*Task brief*:
Take the lines from the one with "Rebuild this chart" through the one with "v in tick_values]", both ends kept, and reproduce them exactly without the pictures.

*Raw records*:
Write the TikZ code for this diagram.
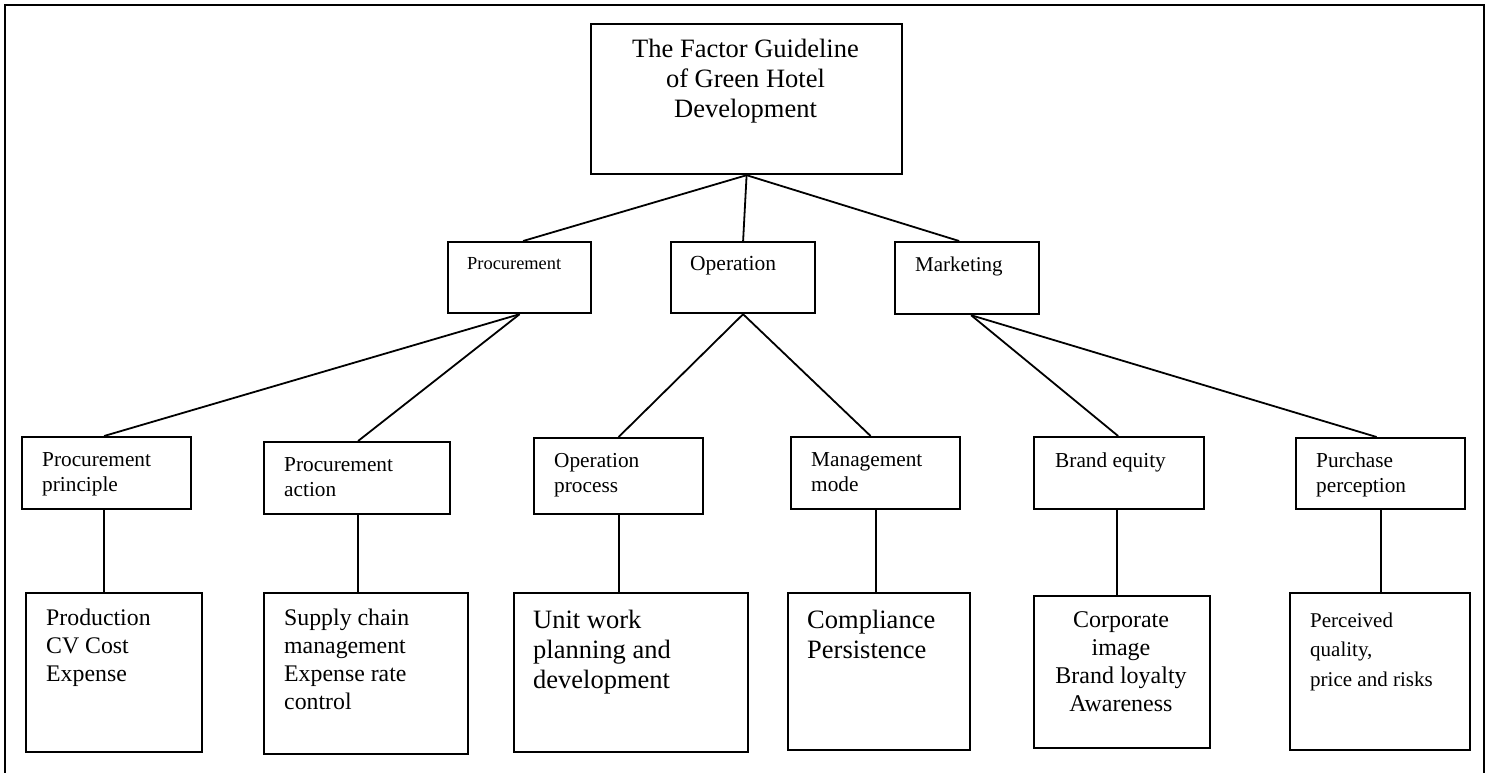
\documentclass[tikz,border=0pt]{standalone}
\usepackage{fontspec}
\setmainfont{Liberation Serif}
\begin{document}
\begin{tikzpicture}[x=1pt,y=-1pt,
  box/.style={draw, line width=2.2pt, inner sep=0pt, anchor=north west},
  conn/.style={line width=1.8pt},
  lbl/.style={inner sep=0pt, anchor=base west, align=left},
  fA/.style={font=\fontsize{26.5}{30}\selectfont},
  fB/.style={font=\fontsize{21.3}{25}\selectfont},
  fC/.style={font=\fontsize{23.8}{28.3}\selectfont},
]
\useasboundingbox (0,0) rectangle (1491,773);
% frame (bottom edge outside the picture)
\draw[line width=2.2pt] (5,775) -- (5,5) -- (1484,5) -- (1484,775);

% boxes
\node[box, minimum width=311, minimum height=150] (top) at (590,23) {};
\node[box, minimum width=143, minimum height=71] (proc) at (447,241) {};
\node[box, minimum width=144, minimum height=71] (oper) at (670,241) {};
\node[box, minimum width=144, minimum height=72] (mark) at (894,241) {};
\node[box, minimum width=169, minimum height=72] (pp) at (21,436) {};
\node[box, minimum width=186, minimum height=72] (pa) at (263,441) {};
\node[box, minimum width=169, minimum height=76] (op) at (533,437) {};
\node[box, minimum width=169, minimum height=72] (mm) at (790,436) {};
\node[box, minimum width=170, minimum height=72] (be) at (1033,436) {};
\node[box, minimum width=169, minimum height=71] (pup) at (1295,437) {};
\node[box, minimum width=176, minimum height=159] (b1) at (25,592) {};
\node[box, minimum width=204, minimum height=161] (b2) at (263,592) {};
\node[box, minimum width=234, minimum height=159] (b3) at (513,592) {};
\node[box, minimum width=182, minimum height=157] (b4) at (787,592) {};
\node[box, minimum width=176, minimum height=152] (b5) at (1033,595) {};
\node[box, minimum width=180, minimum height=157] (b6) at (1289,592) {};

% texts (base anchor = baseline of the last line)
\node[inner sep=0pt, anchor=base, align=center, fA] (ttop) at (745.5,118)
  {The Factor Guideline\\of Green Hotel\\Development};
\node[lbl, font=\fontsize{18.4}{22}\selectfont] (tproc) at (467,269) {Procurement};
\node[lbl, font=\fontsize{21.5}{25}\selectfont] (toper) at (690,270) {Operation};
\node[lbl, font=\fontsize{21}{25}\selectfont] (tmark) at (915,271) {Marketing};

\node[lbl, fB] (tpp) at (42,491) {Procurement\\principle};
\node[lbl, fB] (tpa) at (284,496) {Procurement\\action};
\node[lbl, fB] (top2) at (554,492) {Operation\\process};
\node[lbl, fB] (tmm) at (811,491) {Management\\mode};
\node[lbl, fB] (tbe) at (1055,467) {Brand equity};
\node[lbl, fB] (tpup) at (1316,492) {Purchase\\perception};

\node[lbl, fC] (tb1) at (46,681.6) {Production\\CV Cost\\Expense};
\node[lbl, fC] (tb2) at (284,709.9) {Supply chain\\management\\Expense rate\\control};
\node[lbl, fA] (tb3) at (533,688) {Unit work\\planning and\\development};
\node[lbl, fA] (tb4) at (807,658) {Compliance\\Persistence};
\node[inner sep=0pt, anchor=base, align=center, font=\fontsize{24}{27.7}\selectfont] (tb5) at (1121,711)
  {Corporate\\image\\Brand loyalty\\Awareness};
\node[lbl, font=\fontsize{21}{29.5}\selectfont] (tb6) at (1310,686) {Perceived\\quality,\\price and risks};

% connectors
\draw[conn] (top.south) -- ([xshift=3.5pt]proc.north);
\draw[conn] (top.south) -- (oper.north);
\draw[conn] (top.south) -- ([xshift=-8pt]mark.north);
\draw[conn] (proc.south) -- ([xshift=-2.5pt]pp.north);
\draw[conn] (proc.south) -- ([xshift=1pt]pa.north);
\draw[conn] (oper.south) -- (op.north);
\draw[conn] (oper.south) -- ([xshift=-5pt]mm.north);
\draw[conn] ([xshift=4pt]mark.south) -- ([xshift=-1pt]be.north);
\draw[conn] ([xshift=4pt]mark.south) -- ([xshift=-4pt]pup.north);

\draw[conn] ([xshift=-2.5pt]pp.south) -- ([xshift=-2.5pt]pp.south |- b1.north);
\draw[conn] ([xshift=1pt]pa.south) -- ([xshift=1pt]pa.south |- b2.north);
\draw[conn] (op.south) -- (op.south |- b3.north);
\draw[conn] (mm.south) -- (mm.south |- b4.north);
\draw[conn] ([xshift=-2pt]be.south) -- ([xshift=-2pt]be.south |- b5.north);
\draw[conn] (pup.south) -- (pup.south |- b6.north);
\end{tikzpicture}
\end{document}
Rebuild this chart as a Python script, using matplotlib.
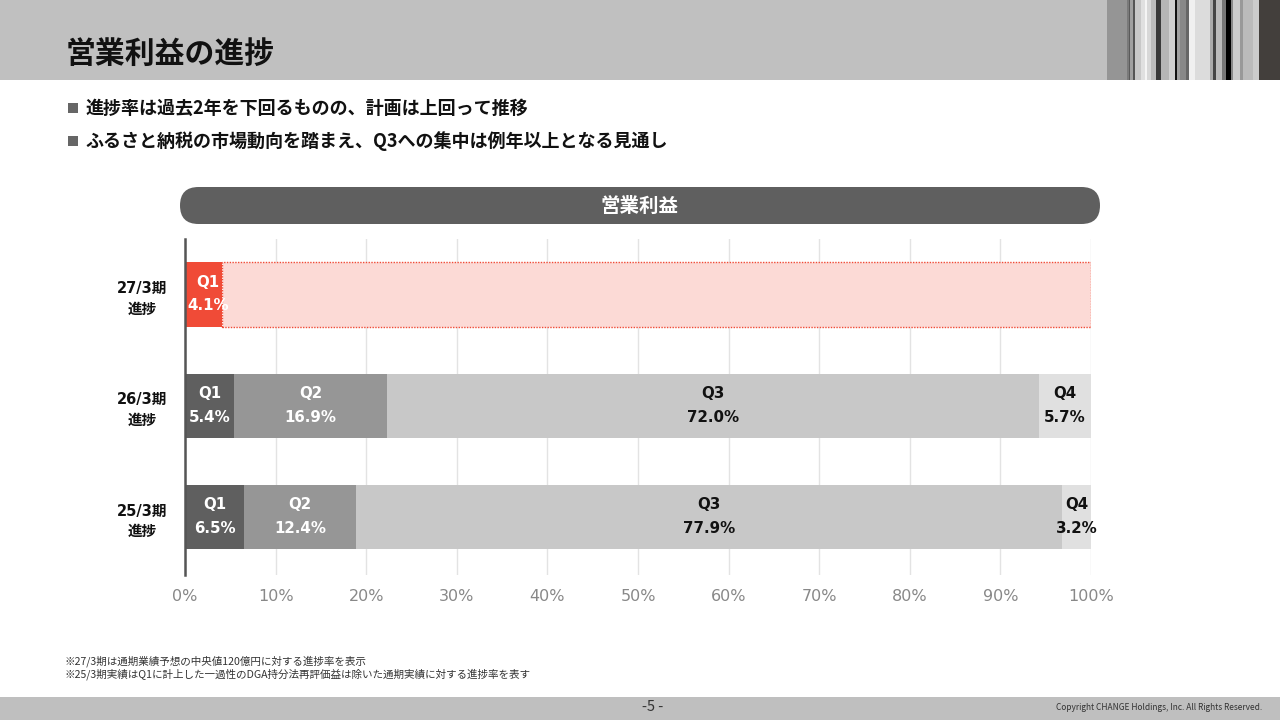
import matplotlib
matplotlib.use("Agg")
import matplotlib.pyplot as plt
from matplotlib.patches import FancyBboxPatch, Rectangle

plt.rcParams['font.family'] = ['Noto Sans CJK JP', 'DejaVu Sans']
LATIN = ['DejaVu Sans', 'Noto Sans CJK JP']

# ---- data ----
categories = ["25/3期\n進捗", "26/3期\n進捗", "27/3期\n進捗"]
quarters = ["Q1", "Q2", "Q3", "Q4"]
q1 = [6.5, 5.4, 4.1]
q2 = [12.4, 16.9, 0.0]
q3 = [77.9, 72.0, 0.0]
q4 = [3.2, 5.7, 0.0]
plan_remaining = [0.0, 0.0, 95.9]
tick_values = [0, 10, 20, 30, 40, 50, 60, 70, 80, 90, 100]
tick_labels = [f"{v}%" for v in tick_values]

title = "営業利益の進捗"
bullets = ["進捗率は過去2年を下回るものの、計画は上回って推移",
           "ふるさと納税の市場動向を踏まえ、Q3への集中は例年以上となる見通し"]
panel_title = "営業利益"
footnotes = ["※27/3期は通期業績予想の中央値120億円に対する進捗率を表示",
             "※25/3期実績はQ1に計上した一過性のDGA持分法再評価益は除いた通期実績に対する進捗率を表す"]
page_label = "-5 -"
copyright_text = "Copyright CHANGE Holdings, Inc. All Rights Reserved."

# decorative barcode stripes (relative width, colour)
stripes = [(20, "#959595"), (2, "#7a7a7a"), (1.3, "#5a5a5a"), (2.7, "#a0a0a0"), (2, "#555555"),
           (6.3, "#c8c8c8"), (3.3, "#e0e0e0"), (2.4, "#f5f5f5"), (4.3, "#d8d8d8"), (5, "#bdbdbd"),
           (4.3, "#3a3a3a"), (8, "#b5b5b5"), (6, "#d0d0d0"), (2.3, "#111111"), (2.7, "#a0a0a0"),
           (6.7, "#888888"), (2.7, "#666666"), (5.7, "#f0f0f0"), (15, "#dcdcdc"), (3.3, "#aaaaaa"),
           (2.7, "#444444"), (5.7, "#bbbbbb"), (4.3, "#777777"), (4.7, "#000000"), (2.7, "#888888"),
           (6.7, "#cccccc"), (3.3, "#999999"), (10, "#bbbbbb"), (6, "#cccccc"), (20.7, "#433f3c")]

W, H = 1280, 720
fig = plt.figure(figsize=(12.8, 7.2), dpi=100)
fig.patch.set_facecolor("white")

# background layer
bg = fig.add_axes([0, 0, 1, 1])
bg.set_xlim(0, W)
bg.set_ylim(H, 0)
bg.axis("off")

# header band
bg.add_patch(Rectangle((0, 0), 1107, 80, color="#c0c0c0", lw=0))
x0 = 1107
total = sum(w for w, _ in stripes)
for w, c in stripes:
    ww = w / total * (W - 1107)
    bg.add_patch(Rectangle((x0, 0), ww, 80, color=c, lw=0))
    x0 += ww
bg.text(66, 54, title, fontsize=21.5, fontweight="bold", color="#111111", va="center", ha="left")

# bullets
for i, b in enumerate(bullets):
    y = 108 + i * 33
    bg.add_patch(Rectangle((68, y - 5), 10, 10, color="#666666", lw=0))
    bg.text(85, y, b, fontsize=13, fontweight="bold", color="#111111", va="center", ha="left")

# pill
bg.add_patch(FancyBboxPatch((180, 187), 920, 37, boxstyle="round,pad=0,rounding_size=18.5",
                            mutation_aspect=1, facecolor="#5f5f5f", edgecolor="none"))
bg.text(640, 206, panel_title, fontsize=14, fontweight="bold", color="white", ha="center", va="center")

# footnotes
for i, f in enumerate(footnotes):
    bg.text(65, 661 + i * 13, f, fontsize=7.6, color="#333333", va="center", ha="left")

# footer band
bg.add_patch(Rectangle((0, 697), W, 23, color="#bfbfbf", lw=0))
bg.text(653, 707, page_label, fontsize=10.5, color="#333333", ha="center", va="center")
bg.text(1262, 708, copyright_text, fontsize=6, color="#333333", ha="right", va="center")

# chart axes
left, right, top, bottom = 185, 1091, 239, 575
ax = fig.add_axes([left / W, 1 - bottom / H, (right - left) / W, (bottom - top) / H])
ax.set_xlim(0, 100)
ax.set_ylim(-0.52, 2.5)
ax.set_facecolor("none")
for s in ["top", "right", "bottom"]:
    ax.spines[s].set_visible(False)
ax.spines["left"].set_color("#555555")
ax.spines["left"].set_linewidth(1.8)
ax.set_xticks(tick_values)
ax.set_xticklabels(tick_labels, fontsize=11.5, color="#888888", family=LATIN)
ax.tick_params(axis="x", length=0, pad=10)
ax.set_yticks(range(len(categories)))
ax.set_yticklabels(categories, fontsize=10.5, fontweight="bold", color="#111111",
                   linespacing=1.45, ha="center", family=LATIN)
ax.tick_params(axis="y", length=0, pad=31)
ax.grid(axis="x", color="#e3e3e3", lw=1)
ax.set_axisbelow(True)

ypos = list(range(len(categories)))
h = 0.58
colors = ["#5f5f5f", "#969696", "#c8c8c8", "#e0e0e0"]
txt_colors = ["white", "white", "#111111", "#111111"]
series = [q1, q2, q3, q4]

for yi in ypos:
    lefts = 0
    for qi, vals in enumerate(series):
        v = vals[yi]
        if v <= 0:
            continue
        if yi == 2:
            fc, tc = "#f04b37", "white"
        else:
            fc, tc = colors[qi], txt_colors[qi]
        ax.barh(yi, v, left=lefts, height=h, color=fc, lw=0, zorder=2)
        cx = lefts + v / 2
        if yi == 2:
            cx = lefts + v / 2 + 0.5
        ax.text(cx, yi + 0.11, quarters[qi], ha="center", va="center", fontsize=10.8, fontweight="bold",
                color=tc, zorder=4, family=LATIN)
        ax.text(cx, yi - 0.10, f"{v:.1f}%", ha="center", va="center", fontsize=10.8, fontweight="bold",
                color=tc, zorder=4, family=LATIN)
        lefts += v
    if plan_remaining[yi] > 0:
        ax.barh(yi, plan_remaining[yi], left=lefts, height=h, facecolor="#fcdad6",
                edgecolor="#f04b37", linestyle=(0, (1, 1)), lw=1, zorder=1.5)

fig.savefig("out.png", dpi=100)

*Response to this exercise*:
Rebuild this chart as a Python script, using matplotlib.
import matplotlib
matplotlib.use("Agg")
import matplotlib.pyplot as plt
from matplotlib.patches import FancyBboxPatch, Rectangle

plt.rcParams['font.family'] = ['Noto Sans CJK JP', 'DejaVu Sans']
LATIN = ['DejaVu Sans', 'Noto Sans CJK JP']

# ---- data ----
categories = ["25/3期\n進捗", "26/3期\n進捗", "27/3期\n進捗"]
quarters = ["Q1", "Q2", "Q3", "Q4"]
q1 = [6.5, 5.4, 4.1]
q2 = [12.4, 16.9, 0.0]
q3 = [77.9, 72.0, 0.0]
q4 = [3.2, 5.7, 0.0]
plan_remaining = [0.0, 0.0, 95.9]
tick_values = [0, 10, 20, 30, 40, 50, 60, 70, 80, 90, 100]
tick_labels = [f"{v}%" for v in tick_values]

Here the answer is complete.